My old high school friend Bill stopped over last weekend to catch up on what is happening with us. He had just spent a week trout fishing with his son down in frac sand country. It got us to talking about the sand and oil wells and fracking.
The conversation turned to his son who works in the oil fields in ND with one of the major drilling companies as an oil engineer, working with fracking well development. What follows is my best recollection of what I learned from Bill, who had spent time talking to his son about the work. I pressed him about safety and other issues. Although these are not his words exactly, but I will write it conversationally as I remember him telling it to me.
People worry about oil well drilling and fracking polluting the water. That happens only if the oil driller is not careful when grouting the wells. A well is drilled deep, maybe 10,000 feet, right through the water table. On the way down, and as the well is created, it is grouted—concrete is pumped down to line the hole. It is critical that the grouting is done responsibly—that the right concrete for the conditions and the right amount and procedures are used and experienced engineers are in charge. The problems that have shown up are from careless drilling. Our company is very very fussy to do this right—you don’t want to pollute the water and have all the problems that come from that any more than the folks who live nearby. So when you hear about that kind of thing, it means the drilling company hasn’t done things the way they should. We spend a lot of time getting things exactly right—doing more than what is needed instead of cutting corners. Oil wells make enough money that there is no excuse to do them on the cheap.
The holes go down deep—maybe 10,000 feet and then turn and head off in side directions—maybe even 5 different pipes. Each pipe is double – a pipe and a liner. There is a shortage of pipes, and some of the foreign ones are not good enough quality to use. The American steel industry is starting back up some plants just to make the miles of pipeline (maybe 15 needed on a well). Takes them a while to get the plants back in production, but should create jobs for mining iron ore and steel making. Most of the steel comes from recycled materials now.
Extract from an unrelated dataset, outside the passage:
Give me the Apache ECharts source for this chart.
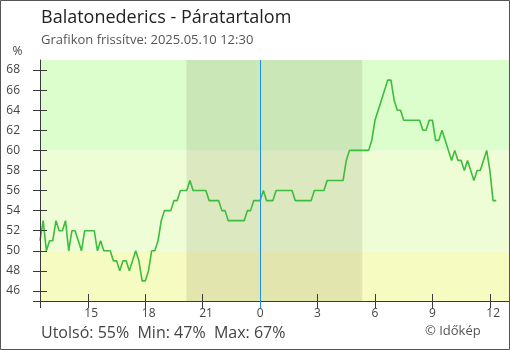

Living in ND is difficult. Housing is hard to find and expensive. Going out to eat is a problem—way to many folks to get served quickly. The most profitable McDonalds is out here and it doesn’t serve inside, just drive through. Even Wal-Mart doesn’t look the same—stuff is not put on shelves, just left on pallets. They can’t get enough employees and things sell so fast.
You don’t want to go out to a bar—too much chance of getting in a fight. Just like the wild west.
Anybody who can pass a drug test can get a job if they are willing to work—lots of overtime, lots of truck driving jobs; even construction as they build more housing. Very good pay for most jobs—have to or people won’t work for you. There is no tolerance at my job for any folks who are on drugs or even come in tipsy—don’t want anyone messing with your safety and the well being done right.
There are about 218 drilling rigs active right now. You can find out that stuff at www.bakerhughes.com My son is headed to Alaska later in the year where a group of Texas investors have been drilling upslope from the existing oil wells. You know, production up there is down, and they think there is more oil further up the hills. He might go to Australia next year. They are heavy into natural gas there.